Tally the lines of the listing that contain the string "React". Give the number and nothing else.
=======
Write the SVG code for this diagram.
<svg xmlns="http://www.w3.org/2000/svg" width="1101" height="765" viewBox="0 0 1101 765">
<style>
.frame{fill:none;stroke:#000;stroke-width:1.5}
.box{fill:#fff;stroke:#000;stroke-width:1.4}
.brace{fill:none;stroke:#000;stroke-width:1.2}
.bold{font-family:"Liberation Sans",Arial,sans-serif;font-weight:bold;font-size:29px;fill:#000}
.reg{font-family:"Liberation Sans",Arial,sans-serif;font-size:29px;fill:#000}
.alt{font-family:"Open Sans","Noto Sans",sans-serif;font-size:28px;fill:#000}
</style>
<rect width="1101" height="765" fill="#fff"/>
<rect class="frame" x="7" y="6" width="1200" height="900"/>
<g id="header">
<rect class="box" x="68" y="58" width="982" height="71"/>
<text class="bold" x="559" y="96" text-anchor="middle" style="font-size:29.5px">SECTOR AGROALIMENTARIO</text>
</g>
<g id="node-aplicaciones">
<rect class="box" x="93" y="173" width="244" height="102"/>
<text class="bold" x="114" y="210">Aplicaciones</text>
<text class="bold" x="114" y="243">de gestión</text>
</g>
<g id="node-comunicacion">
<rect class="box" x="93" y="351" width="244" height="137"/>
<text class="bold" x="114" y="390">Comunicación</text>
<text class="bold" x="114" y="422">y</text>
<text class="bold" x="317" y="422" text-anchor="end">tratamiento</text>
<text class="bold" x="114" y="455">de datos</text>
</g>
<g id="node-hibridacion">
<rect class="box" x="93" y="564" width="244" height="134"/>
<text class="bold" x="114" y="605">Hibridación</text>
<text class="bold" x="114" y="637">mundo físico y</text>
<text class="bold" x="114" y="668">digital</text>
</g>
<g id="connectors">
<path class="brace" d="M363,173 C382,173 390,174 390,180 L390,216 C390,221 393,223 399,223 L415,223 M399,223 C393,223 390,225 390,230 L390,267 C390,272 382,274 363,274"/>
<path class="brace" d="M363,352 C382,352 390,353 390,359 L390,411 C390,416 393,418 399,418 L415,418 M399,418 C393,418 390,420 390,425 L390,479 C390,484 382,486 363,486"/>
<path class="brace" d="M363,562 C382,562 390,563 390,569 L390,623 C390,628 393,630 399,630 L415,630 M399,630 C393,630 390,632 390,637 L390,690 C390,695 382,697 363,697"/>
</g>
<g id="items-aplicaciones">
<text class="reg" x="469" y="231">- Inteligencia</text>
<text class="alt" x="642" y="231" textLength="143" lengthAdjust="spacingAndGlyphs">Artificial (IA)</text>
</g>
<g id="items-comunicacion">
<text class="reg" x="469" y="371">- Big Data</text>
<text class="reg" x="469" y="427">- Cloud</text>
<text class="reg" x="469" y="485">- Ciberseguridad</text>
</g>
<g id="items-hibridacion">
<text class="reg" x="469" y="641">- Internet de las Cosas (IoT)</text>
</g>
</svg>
=======
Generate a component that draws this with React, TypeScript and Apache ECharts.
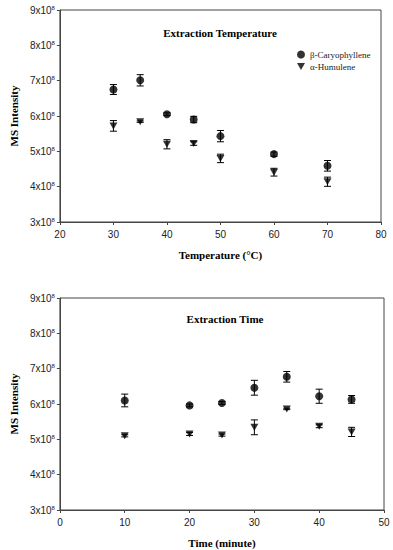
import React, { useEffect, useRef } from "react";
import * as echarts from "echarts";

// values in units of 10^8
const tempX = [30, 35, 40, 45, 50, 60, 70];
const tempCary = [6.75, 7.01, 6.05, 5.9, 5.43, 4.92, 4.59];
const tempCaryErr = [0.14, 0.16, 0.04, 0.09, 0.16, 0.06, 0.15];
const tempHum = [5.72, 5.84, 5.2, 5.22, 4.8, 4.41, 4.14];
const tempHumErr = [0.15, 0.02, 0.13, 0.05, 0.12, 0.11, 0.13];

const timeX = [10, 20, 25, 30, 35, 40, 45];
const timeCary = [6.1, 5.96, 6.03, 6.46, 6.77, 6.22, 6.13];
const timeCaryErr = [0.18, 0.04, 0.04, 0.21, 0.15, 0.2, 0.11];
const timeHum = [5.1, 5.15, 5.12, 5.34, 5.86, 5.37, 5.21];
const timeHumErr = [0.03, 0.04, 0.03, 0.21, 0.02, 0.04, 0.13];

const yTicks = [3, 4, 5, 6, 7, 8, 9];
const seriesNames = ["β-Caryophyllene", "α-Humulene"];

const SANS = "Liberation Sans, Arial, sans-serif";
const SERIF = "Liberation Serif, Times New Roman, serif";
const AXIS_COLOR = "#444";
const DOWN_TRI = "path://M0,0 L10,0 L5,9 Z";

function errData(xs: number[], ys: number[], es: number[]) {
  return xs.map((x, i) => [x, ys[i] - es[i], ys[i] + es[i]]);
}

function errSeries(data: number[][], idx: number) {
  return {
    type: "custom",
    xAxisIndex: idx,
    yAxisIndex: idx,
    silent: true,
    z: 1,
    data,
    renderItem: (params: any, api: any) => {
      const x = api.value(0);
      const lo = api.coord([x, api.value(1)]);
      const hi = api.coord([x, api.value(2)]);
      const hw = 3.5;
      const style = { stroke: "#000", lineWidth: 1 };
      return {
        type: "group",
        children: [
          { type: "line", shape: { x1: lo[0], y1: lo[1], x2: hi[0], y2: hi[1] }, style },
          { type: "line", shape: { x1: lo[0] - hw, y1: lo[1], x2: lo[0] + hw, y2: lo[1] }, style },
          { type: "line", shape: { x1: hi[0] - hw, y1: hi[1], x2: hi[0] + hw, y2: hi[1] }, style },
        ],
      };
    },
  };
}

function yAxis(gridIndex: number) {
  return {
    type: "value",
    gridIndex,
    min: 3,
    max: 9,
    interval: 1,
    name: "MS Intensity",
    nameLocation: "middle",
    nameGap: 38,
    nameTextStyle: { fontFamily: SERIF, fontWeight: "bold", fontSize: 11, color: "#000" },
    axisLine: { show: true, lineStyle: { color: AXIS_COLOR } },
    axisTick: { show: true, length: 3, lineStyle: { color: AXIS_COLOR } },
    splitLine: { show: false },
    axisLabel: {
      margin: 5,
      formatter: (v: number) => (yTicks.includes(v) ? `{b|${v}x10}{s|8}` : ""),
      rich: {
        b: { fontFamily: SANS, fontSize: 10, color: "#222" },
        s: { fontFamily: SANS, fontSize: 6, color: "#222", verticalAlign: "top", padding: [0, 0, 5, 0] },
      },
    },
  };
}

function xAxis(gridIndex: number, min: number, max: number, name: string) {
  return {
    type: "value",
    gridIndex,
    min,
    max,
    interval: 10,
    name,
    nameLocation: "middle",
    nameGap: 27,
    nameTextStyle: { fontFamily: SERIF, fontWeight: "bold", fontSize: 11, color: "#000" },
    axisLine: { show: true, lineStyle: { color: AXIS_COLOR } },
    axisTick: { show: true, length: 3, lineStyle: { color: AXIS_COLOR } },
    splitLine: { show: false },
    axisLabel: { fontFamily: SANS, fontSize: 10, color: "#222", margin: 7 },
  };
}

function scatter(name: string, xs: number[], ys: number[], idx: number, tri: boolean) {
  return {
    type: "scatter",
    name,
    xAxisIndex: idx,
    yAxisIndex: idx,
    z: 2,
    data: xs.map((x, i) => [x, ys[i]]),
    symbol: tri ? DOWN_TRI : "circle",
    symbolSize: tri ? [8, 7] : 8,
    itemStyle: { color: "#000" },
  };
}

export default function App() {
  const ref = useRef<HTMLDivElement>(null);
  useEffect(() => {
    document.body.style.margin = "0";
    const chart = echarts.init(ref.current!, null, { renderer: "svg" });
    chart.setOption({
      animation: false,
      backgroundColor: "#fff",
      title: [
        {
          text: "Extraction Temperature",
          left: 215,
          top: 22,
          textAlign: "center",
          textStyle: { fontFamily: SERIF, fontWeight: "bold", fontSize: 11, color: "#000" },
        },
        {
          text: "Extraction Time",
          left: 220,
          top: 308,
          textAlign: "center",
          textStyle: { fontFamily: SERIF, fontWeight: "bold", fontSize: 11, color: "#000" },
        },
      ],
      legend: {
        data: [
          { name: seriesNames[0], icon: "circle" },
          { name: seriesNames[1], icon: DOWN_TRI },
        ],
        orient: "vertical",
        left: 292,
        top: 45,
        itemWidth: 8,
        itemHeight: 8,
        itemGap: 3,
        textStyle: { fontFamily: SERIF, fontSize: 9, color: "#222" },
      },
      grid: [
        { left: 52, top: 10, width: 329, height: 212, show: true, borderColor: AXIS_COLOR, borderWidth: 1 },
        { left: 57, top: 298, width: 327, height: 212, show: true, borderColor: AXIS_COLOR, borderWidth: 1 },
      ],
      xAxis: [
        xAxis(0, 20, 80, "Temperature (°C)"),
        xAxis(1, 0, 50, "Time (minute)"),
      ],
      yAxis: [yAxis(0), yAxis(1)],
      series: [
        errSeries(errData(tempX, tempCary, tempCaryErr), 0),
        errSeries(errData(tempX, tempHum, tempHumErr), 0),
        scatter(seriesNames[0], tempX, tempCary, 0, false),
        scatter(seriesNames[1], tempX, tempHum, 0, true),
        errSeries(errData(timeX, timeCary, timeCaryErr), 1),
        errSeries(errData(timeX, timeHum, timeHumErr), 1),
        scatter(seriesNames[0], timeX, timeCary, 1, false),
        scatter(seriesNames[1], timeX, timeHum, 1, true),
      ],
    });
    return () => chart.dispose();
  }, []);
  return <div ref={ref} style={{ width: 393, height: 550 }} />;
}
=======
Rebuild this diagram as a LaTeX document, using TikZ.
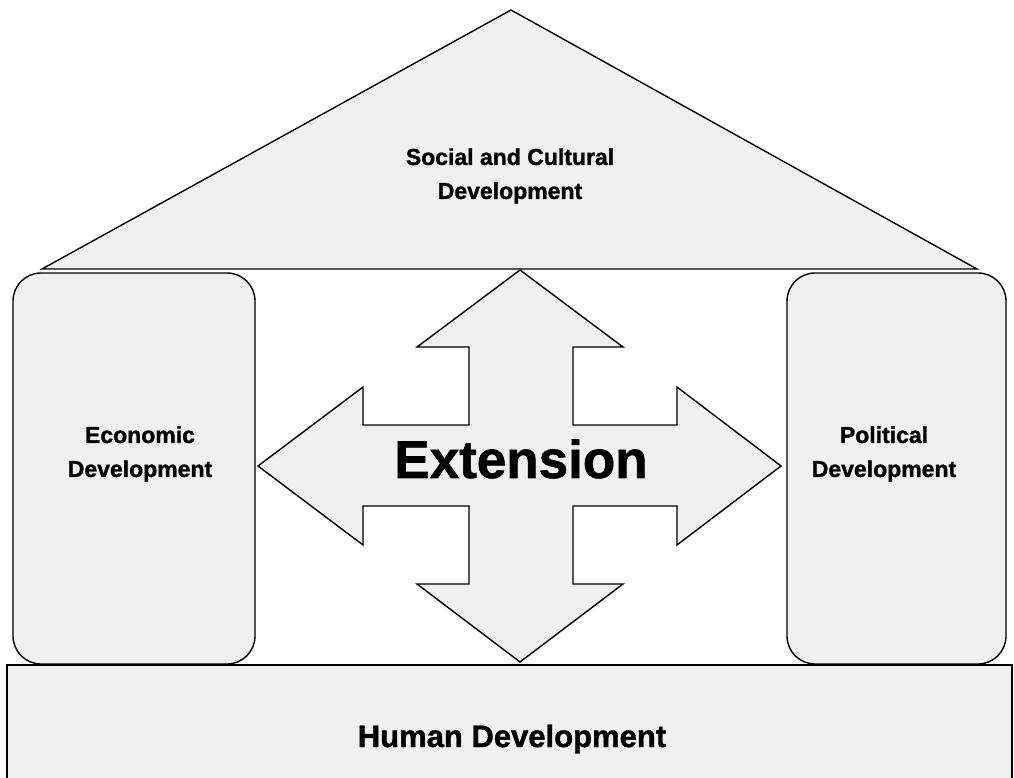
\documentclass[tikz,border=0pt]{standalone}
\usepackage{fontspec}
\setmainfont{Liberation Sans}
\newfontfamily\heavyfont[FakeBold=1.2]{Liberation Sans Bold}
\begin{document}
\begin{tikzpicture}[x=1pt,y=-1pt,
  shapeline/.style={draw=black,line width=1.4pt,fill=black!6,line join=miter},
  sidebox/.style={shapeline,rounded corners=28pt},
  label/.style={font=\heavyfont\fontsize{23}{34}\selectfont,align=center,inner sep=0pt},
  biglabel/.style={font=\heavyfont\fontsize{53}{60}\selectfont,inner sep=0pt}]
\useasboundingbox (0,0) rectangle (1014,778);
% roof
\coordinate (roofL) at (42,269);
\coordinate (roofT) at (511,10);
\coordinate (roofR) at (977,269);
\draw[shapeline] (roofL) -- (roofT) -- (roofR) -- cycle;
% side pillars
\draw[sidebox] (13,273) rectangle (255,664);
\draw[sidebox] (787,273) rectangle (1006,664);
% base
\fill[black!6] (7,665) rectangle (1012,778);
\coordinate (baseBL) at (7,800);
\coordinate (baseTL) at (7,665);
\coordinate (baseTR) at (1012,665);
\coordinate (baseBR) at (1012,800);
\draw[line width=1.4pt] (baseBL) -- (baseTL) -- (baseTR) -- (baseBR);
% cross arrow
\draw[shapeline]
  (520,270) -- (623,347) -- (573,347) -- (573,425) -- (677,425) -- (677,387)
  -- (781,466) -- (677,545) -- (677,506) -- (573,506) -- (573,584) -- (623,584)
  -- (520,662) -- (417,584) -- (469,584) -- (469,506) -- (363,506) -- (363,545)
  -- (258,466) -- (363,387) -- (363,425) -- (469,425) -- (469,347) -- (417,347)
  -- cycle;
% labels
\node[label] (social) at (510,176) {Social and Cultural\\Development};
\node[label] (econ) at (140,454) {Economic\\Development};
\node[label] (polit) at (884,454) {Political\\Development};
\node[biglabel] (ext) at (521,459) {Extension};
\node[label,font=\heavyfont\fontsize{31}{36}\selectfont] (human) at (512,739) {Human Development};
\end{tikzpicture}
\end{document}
=======
TASK RESULT –
2